▸ **The problem**
Return only the stretch of the material below that begins with the line containing "The picture is" and ends with the line containing "const barGap = 34;", exactly; both of those lines belong to it.

▸ **Excerpted data**

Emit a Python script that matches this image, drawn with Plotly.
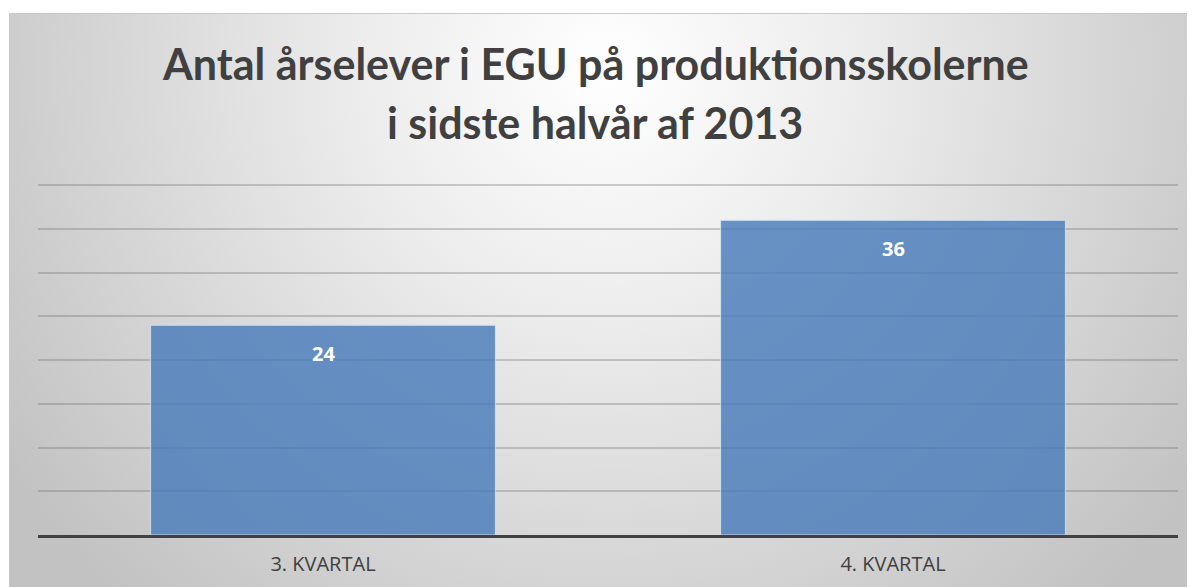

--

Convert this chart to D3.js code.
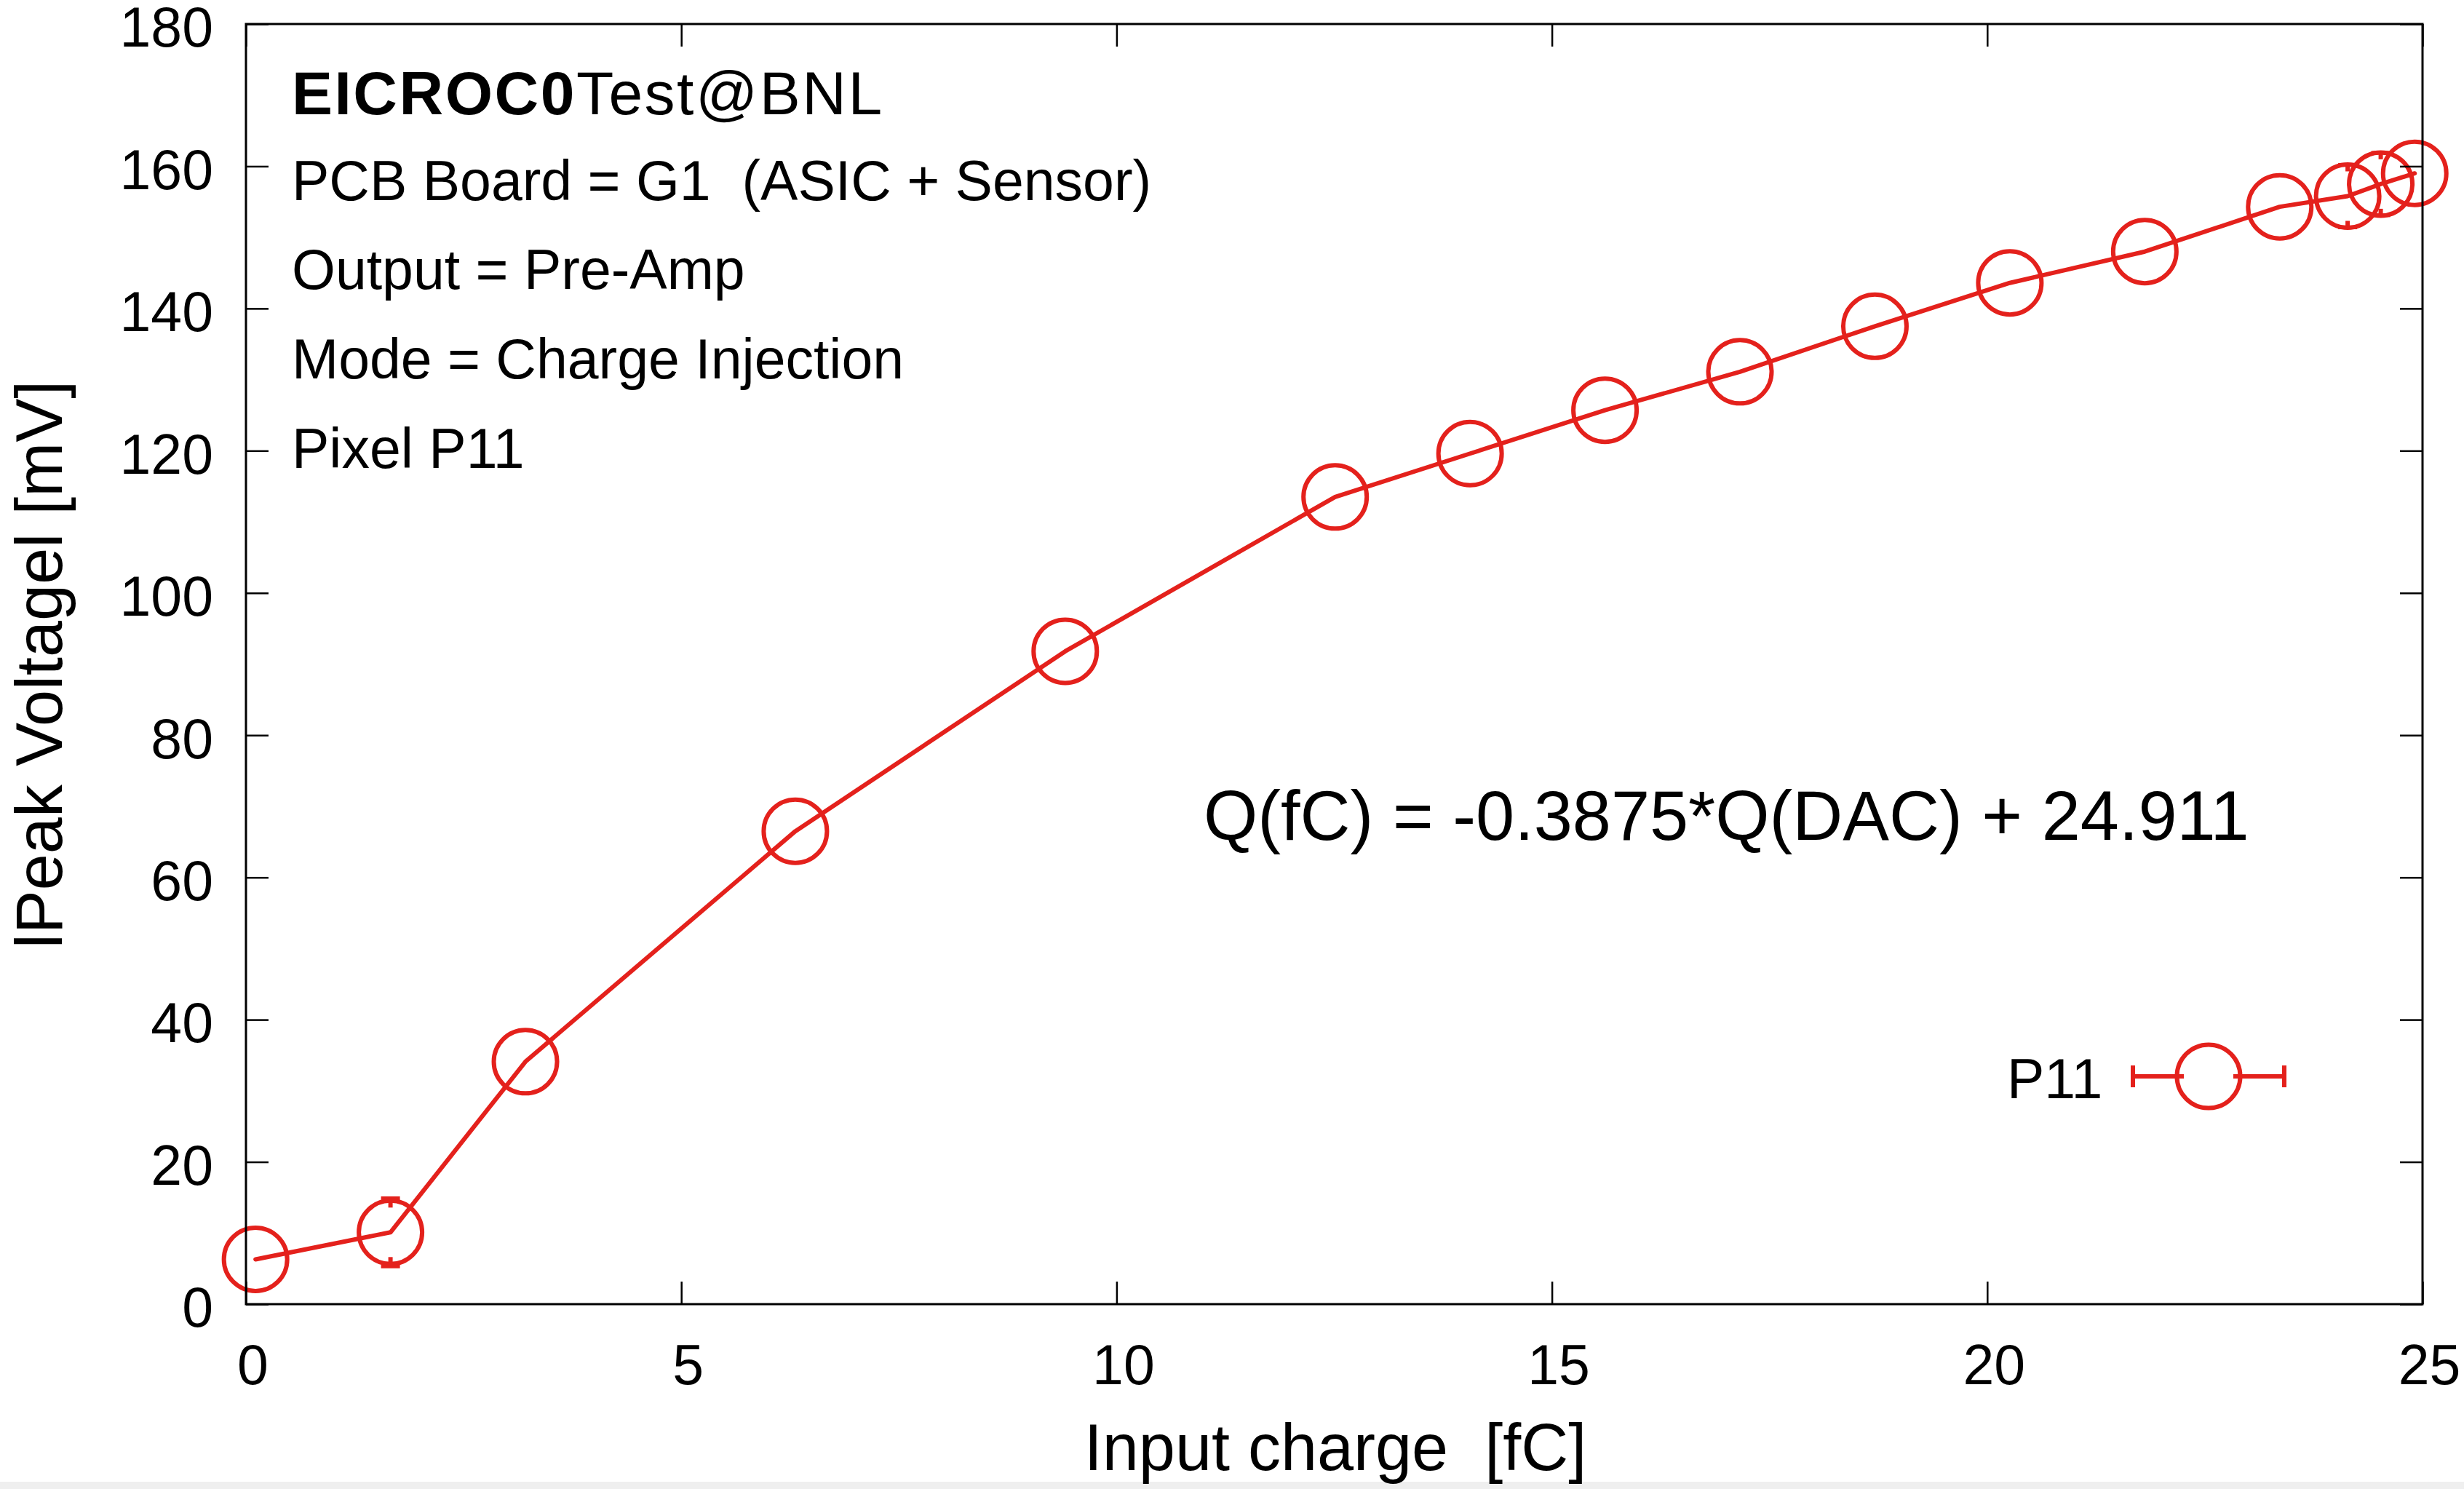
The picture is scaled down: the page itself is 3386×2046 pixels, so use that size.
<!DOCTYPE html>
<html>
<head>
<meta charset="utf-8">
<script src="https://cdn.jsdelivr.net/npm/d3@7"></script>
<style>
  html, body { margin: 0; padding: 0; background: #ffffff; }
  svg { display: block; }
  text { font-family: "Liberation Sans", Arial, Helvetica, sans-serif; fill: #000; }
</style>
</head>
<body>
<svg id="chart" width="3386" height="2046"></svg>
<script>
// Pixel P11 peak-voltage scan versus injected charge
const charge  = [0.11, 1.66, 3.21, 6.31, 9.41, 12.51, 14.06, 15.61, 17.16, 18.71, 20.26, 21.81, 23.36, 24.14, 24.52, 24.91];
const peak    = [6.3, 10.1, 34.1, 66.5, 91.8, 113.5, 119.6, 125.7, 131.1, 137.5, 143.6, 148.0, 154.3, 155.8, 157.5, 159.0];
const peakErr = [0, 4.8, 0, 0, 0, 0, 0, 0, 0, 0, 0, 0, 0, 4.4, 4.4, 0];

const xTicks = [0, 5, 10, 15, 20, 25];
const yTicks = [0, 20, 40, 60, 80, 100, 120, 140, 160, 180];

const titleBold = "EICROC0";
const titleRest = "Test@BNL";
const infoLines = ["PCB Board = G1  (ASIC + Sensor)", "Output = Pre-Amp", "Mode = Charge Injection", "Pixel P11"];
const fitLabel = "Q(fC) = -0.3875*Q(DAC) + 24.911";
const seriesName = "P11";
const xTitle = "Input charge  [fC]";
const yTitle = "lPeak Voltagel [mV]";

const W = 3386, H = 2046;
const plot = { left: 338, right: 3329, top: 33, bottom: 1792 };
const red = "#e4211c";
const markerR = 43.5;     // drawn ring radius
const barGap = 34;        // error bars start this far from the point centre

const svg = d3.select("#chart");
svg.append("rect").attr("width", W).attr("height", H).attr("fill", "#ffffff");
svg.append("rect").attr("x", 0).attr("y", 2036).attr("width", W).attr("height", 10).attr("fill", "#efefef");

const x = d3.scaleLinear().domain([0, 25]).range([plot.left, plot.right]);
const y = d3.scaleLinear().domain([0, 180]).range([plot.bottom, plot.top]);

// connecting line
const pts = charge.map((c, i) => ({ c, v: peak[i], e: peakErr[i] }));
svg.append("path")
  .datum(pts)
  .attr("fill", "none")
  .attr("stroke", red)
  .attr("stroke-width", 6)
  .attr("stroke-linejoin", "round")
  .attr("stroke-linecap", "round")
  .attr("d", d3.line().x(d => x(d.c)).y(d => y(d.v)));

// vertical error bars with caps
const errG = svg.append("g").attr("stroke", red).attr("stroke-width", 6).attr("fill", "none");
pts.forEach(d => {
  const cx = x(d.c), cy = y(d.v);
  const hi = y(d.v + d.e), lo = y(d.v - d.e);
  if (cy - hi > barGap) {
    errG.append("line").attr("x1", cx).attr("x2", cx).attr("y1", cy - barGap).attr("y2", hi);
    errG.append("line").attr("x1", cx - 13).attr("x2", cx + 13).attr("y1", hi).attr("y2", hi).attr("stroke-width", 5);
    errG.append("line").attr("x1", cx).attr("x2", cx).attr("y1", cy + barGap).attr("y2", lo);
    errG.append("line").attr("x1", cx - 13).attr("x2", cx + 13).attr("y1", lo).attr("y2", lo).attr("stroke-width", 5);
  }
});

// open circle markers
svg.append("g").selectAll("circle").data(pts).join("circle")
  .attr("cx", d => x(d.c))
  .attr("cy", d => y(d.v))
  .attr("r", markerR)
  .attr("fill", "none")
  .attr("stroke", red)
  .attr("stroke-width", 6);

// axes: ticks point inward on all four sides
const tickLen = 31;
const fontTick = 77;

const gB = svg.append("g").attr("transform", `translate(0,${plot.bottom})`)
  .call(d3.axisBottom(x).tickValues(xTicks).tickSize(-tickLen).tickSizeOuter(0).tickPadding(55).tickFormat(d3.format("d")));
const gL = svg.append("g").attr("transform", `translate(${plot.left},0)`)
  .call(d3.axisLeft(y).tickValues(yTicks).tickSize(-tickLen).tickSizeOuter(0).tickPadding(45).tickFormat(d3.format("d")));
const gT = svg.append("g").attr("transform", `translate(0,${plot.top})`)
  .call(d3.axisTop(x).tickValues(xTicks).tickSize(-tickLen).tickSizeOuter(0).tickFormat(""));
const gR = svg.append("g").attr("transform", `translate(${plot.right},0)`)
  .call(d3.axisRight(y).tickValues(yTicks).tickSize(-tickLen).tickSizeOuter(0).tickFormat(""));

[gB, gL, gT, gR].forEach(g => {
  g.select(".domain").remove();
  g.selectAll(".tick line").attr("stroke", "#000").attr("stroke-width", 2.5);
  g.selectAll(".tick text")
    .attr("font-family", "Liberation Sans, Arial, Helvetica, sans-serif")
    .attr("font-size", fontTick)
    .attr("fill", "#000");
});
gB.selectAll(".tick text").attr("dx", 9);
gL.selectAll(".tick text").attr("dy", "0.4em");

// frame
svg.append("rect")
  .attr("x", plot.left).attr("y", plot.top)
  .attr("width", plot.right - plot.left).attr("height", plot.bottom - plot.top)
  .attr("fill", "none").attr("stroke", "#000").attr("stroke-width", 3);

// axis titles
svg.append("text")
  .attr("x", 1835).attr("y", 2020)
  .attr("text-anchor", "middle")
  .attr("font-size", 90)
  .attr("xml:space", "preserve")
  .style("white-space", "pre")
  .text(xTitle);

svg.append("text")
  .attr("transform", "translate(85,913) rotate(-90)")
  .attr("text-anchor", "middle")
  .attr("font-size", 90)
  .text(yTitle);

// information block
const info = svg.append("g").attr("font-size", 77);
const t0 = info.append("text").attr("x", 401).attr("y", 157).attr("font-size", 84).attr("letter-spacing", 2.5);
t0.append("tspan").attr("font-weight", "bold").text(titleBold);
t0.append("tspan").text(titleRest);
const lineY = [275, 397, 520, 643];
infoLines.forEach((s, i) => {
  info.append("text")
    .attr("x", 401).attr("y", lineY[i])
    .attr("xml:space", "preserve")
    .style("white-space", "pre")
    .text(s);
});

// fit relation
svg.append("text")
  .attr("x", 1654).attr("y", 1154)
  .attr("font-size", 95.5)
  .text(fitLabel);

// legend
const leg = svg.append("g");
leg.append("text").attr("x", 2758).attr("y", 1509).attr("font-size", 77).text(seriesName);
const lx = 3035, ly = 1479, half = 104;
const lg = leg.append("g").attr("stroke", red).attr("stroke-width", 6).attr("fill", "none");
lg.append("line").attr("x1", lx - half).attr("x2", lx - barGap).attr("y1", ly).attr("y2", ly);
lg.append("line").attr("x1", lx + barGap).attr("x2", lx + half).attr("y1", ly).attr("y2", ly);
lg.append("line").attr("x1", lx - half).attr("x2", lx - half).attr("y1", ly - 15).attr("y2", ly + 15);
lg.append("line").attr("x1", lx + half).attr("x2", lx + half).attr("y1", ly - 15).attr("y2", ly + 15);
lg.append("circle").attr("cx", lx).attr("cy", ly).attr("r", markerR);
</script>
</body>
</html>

▸ **Response to the exercise**
The picture is scaled down: the page itself is 3386×2046 pixels, so use that size.
<!DOCTYPE html>
<html>
<head>
<meta charset="utf-8">
<script src="https://cdn.jsdelivr.net/npm/d3@7"></script>
<style>
  html, body { margin: 0; padding: 0; background: #ffffff; }
  svg { display: block; }
  text { font-family: "Liberation Sans", Arial, Helvetica, sans-serif; fill: #000; }
</style>
</head>
<body>
<svg id="chart" width="3386" height="2046"></svg>
<script>
// Pixel P11 peak-voltage scan versus injected charge
const charge  = [0.11, 1.66, 3.21, 6.31, 9.41, 12.51, 14.06, 15.61, 17.16, 18.71, 20.26, 21.81, 23.36, 24.14, 24.52, 24.91];
const peak    = [6.3, 10.1, 34.1, 66.5, 91.8, 113.5, 119.6, 125.7, 131.1, 137.5, 143.6, 148.0, 154.3, 155.8, 157.5, 159.0];
const peakErr = [0, 4.8, 0, 0, 0, 0, 0, 0, 0, 0, 0, 0, 0, 4.4, 4.4, 0];

const xTicks = [0, 5, 10, 15, 20, 25];
const yTicks = [0, 20, 40, 60, 80, 100, 120, 140, 160, 180];

const titleBold = "EICROC0";
const titleRest = "Test@BNL";
const infoLines = ["PCB Board = G1  (ASIC + Sensor)", "Output = Pre-Amp", "Mode = Charge Injection", "Pixel P11"];
const fitLabel = "Q(fC) = -0.3875*Q(DAC) + 24.911";
const seriesName = "P11";
const xTitle = "Input charge  [fC]";
const yTitle = "lPeak Voltagel [mV]";

const W = 3386, H = 2046;
const plot = { left: 338, right: 3329, top: 33, bottom: 1792 };
const red = "#e4211c";
const markerR = 43.5;     // drawn ring radius
const barGap = 34;        // error bars start this far from the point centre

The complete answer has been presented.